The four former cops Errol Lewis, Ralph Greene, Clinton Blair and Bonita Wolfe-Woodhouse who are all members of the Association of Ex-Presidential Guards and Immigration Services APGI, New York Chapter and who are in Guyana are satisfied that despite the hardships faced by the colleagues in the Guyana Police Force, the organisation has done a great job in keeping a lid on crime.
“The force is a wonderful place and if I had to live my life over again I would be a cop,” said Woodhouse who served at the Central Immigration and Passport Office.
She said that many of her colleagues who have left the force feel that the Police Force is facing numerous challenges and for it to survive for more than 160 years is testimony to the resilience of those who put their lives on the line everyday.
“Many persons call the Police before they even remember their religious beliefs. Without the force I don’t think that we would have been able to walk on the streets and in fact we may not have arrived here safely,” Woodhouse told the media.

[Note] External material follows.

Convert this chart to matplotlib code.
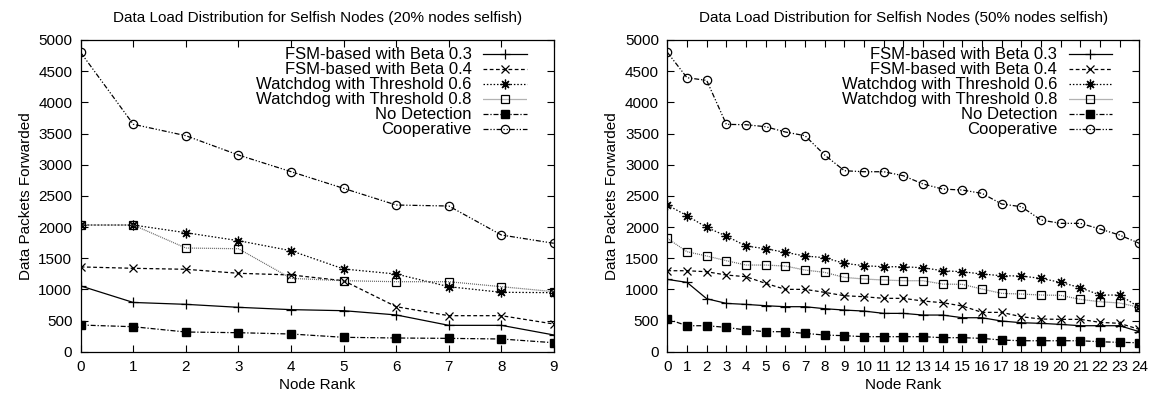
import numpy as np
import matplotlib.pyplot as plt

plt.rcParams['font.family'] = ['Liberation Sans', 'DejaVu Sans']
plt.rcParams['font.size'] = 11

# 20% selfish nodes, ranks 0..9
rank20 = np.arange(10)
fsm03_20 = [1055, 790, 760, 712, 675, 658, 590, 423, 423, 268]
fsm04_20 = [1360, 1338, 1322, 1258, 1231, 1139, 722, 578, 578, 444]
wd06_20 = [2032, 2032, 1909, 1781, 1620, 1327, 1246, 1043, 953, 947]
wd08_20 = [2032, 2032, 1663, 1652, 1177, 1139, 1123, 1123, 1043, 963]
nodet_20 = [428, 401, 316, 305, 284, 231, 220, 214, 204, 144]
coop_20 = [4800, 3648, 3465, 3155, 2888, 2620, 2353, 2337, 1872, 1739]

# 50% selfish nodes, ranks 0..24
rank50 = np.arange(25)
fsm03_50 = [1160, 1112, 850, 775, 759, 738, 722, 722, 690, 668, 652, 615, 615,
            588, 588, 545, 545, 492, 465, 455, 438, 417, 417, 417, 321]
fsm04_50 = [1299, 1299, 1283, 1230, 1203, 1096, 1000, 1000, 952, 898, 882, 856, 856,
            813, 786, 733, 631, 631, 561, 524, 519, 519, 471, 455, 358]
wd06_50 = [2353, 2182, 1994, 1855, 1695, 1652, 1593, 1535, 1508, 1417, 1380, 1363, 1363,
           1347, 1299, 1283, 1246, 1219, 1214, 1176, 1112, 1027, 909, 909, 711]
wd08_50 = [1818, 1604, 1535, 1460, 1390, 1390, 1374, 1310, 1273, 1192, 1166, 1150, 1139,
           1139, 1085, 1080, 1005, 936, 925, 909, 904, 839, 802, 781, 711]
nodet_50 = [524, 417, 417, 390, 348, 321, 321, 294, 267, 257, 241, 241, 241,
            241, 225, 225, 214, 187, 176, 176, 176, 176, 160, 150, 144]
coop_50 = [4802, 4395, 4352, 3647, 3641, 3609, 3524, 3465, 3155, 2903, 2887, 2887, 2823,
           2690, 2609, 2593, 2540, 2369, 2326, 2112, 2059, 2059, 1968, 1871, 1738]

labels = ["FSM-based with Beta 0.3", "FSM-based with Beta 0.4",
          "Watchdog with Threshold 0.6", "Watchdog with Threshold 0.8",
          "No Detection", "Cooperative"]

styles = [
    dict(color='black', ls='-', marker='+', ms=6.5, mew=0.9),
    dict(color='black', ls=(0, (3, 2)), marker='x', ms=5.5, mew=0.9),
    dict(color='black', ls=(0, (1.2, 1.5)), marker=(8, 2, 0), ms=7, mew=0.9),
    dict(color='#666666', ls=(0, (0.8, 0.8)), marker='s', ms=5.4, mfc='none', mec='black', mew=0.9),
    dict(color='black', ls=(0, (4, 1.5, 1, 1.5)), marker='s', ms=5.4, mfc='black', mec='black'),
    dict(color='black', ls=(0, (4, 1.5, 1, 1.5, 1, 1.5)), marker='o', ms=6, mfc='none', mec='black', mew=0.9),
]

fig = plt.figure(figsize=(11.51, 3.98), dpi=100)
ax1 = fig.add_axes([0.0701, 0.1163, 0.4112, 0.7832])
ax2 = fig.add_axes([0.5798, 0.1163, 0.4101, 0.7832])

panels = [
    (ax1, rank20, [fsm03_20, fsm04_20, wd06_20, wd08_20, nodet_20, coop_20],
     "Data Load Distribution for Selfish Nodes (20% nodes selfish)"),
    (ax2, rank50, [fsm03_50, fsm04_50, wd06_50, wd08_50, nodet_50, coop_50],
     "Data Load Distribution for Selfish Nodes (50% nodes selfish)"),
]

for ax, x, series, title in panels:
    for y, lab, st in zip(series, labels, styles):
        ax.plot(x, y, lw=0.9, label=lab, **st)
    ax.set_xlim(x[0], x[-1])
    ax.set_ylim(0, 5000)
    ax.set_xticks(x)
    ax.set_yticks(np.arange(0, 5001, 500))
    ax.tick_params(direction='in', top=True, right=True, length=5, width=0.8, labelsize=11, pad=6)
    for sp in ax.spines.values():
        sp.set_linewidth(0.9)
    ax.set_title(title, fontsize=11, pad=13)
    ax.set_xlabel("Node Rank", fontsize=11, labelpad=3)
    ax.set_ylabel("Data Packets Forwarded", fontsize=11)
    ax.legend(loc='upper right', bbox_to_anchor=(0.96, 1.003), frameon=False,
              markerfirst=False, borderpad=0, labelspacing=0.0,
              handlelength=2.6, handletextpad=0.7, fontsize=12)

fig.savefig("out.png", dpi=100)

She pointed out though that there are still areas that could be bettered, and pledged the support of her group to the organization to further enhance its capabilities.
Blair, who was widely respected and popularly known as ‘Manish Puppy’ said that he is generally satisfied with the overall performance of the Police.
He said that he had worked directly under the present Police Commissioner Henry Greene and he is very impressed with what he has been doing so far in terms of leading the organisation.
“There are a number of challenges and I know that Guyana is operating with a shortage of equipment and manpower… but with the proper training which, I am told that is in effect right now, I am sure that the force will return to its previous performances.
Within previous years, the Guyana Police Force has been criticised for being less than professional and a number of its officers have been placed before the courts for various levels of corruption.
The force has also been accused of carrying out extra judicial killings and torture to some extent.
But the former cops are confident that with the right leadership and direction, the force will put all of this to rest and return to the professional standards that once characterised the organization.
Errol Lewis who is the President of the New York Chapter of the APGI said that he has been keeping abreast with the happenings in Guyana via the Internet.
“These are tough times and I think that these are tougher times than when we served. So we have to give the Police Force its due. They probably are not on par but they hung in there. We know of all the problems you had from 1992 to just about a year ago and they have survived. Actually, I think that crime is down based on the Kaieteur News and I really do believe that they will prevail,” Lewis said.
Another overseas-based former cop, Ralph Green, who is employed in the technology field, noted that Guyana finds itself facing many challenges in the present technological age.
He said that having information readily at hand is very critical in fighting crime and that is why one of the first initiatives of the APGI was to provide computers so that the force will be in a position to use modern technology to help it in this fight.
“I think that that is one of the biggest challenges facing the Guyana police force at this time, being technologically equipped to fight crime,” Greene told the local media.
Last week the APGI donated four computers to the Immigration Department and Presidential Guard of the Police Force.